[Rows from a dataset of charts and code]
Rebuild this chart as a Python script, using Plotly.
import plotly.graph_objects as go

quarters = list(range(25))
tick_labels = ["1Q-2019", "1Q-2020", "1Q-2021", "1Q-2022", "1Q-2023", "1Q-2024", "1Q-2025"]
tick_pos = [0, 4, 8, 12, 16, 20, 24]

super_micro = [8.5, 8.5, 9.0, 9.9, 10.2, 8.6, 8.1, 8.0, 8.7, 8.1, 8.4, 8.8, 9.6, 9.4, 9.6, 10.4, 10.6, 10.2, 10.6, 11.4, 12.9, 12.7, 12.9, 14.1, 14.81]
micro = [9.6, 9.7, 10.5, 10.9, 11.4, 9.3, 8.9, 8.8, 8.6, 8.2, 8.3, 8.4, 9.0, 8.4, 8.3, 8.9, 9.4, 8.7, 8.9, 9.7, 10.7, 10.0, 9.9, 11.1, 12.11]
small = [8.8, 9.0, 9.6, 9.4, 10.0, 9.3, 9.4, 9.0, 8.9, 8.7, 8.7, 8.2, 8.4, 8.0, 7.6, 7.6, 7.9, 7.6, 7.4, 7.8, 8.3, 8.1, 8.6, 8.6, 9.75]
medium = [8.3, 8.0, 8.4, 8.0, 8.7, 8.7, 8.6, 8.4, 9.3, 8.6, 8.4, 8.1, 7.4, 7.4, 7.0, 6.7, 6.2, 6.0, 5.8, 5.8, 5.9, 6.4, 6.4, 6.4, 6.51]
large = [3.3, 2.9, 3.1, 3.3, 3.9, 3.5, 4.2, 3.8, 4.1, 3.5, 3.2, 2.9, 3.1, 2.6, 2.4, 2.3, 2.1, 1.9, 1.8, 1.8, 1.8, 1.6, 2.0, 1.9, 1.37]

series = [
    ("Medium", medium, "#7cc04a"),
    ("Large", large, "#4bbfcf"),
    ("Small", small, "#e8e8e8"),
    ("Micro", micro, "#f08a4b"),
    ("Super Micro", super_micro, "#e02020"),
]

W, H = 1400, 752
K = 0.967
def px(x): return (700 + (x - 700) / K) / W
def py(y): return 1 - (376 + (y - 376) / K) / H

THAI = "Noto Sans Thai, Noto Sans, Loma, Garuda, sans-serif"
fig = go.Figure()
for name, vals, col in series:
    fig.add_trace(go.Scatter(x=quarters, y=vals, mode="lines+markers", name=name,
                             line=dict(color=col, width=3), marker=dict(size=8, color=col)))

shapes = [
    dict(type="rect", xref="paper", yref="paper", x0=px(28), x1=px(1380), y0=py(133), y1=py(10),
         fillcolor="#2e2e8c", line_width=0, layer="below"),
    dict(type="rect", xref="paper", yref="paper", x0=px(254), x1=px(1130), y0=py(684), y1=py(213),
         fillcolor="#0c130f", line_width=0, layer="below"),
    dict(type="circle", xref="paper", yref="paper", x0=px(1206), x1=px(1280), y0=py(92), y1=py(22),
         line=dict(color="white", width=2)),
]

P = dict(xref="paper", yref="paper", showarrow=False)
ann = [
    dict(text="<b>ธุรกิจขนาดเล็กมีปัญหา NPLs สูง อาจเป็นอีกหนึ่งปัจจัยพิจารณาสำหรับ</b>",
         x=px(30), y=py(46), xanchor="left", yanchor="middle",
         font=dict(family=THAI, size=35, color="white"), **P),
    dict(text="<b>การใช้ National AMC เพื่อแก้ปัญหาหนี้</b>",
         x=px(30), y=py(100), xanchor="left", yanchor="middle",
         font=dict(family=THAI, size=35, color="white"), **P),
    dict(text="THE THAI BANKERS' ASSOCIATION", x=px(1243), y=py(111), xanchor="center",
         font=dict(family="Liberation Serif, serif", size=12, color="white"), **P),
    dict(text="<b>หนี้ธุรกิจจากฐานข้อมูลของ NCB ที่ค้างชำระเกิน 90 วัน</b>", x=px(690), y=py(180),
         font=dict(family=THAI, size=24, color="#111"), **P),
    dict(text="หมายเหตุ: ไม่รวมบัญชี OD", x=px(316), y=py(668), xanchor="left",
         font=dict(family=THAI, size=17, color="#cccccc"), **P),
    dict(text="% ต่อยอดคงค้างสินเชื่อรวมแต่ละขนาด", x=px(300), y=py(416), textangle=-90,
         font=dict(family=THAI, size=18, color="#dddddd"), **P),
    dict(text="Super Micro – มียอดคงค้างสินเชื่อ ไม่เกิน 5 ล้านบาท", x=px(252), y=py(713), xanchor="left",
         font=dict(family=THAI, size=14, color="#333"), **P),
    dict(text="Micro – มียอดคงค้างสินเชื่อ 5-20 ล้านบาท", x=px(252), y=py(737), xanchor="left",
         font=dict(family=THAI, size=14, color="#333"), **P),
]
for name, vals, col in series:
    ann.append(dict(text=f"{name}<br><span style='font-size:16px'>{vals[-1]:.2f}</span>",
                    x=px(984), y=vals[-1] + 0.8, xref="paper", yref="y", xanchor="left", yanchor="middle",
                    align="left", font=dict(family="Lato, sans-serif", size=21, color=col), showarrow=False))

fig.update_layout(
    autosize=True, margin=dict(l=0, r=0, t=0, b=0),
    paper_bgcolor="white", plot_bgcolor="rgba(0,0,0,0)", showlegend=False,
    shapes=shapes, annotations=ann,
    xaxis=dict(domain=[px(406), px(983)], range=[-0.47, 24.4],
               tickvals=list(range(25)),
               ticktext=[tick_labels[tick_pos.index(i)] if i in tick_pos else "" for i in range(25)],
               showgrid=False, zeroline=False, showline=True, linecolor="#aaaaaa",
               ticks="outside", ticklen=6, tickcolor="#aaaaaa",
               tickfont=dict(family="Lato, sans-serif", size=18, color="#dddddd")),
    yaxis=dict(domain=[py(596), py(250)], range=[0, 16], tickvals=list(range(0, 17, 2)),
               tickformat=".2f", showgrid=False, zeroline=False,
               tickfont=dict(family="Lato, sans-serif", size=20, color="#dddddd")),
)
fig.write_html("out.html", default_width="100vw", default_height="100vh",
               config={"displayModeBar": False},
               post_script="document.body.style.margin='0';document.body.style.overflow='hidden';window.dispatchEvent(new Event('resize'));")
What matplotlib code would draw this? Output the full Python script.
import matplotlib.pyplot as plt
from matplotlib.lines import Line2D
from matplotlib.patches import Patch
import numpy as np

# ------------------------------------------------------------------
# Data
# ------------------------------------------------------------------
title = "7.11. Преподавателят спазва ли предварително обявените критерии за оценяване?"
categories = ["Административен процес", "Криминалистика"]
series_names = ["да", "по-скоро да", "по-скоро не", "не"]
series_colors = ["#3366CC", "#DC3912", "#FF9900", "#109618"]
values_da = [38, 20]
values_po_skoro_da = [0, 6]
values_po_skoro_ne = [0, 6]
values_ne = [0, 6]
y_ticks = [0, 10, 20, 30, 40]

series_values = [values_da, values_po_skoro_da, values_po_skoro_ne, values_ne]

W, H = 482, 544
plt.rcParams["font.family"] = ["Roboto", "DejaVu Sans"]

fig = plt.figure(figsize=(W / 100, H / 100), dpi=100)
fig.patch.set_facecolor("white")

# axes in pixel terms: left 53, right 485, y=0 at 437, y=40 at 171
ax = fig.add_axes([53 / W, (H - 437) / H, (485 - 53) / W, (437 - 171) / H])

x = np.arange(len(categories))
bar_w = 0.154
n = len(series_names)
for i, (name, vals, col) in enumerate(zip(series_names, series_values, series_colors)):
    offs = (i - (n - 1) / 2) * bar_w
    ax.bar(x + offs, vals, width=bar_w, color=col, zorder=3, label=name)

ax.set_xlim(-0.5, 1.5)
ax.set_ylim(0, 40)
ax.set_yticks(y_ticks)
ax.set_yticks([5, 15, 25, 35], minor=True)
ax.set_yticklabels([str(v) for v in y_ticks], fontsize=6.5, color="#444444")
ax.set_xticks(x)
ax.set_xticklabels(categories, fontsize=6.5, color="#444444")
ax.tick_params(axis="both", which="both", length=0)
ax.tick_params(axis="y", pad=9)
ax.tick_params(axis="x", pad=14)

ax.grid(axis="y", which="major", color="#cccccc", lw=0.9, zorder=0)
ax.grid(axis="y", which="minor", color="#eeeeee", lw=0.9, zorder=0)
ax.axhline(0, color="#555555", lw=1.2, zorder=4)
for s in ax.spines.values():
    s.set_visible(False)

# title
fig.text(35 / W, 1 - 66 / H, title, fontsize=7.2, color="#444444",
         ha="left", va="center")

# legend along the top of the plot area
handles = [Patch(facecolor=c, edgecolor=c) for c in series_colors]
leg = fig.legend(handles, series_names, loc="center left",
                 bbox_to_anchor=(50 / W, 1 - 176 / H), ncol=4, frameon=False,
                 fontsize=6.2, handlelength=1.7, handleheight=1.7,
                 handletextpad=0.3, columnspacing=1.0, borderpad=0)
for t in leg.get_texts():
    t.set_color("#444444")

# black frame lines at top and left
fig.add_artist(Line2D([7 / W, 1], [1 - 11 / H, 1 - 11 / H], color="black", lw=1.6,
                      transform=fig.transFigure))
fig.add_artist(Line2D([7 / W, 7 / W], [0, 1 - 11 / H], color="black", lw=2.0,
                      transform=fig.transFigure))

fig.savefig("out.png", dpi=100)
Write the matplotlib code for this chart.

## WRITTEN REQUEST
Stopping at the line containing "def py(y): return", please repeat exactly every line from the very start of the entries, that line included, and nothing more.

## TASK SOLUTION
Rebuild this chart as a Python script, using Plotly.
import plotly.graph_objects as go

quarters = list(range(25))
tick_labels = ["1Q-2019", "1Q-2020", "1Q-2021", "1Q-2022", "1Q-2023", "1Q-2024", "1Q-2025"]
tick_pos = [0, 4, 8, 12, 16, 20, 24]

super_micro = [8.5, 8.5, 9.0, 9.9, 10.2, 8.6, 8.1, 8.0, 8.7, 8.1, 8.4, 8.8, 9.6, 9.4, 9.6, 10.4, 10.6, 10.2, 10.6, 11.4, 12.9, 12.7, 12.9, 14.1, 14.81]
micro = [9.6, 9.7, 10.5, 10.9, 11.4, 9.3, 8.9, 8.8, 8.6, 8.2, 8.3, 8.4, 9.0, 8.4, 8.3, 8.9, 9.4, 8.7, 8.9, 9.7, 10.7, 10.0, 9.9, 11.1, 12.11]
small = [8.8, 9.0, 9.6, 9.4, 10.0, 9.3, 9.4, 9.0, 8.9, 8.7, 8.7, 8.2, 8.4, 8.0, 7.6, 7.6, 7.9, 7.6, 7.4, 7.8, 8.3, 8.1, 8.6, 8.6, 9.75]
medium = [8.3, 8.0, 8.4, 8.0, 8.7, 8.7, 8.6, 8.4, 9.3, 8.6, 8.4, 8.1, 7.4, 7.4, 7.0, 6.7, 6.2, 6.0, 5.8, 5.8, 5.9, 6.4, 6.4, 6.4, 6.51]
large = [3.3, 2.9, 3.1, 3.3, 3.9, 3.5, 4.2, 3.8, 4.1, 3.5, 3.2, 2.9, 3.1, 2.6, 2.4, 2.3, 2.1, 1.9, 1.8, 1.8, 1.8, 1.6, 2.0, 1.9, 1.37]

series = [
    ("Medium", medium, "#7cc04a"),
    ("Large", large, "#4bbfcf"),
    ("Small", small, "#e8e8e8"),
    ("Micro", micro, "#f08a4b"),
    ("Super Micro", super_micro, "#e02020"),
]

W, H = 1400, 752
K = 0.967
def px(x): return (700 + (x - 700) / K) / W
def py(y): return 1 - (376 + (y - 376) / K) / H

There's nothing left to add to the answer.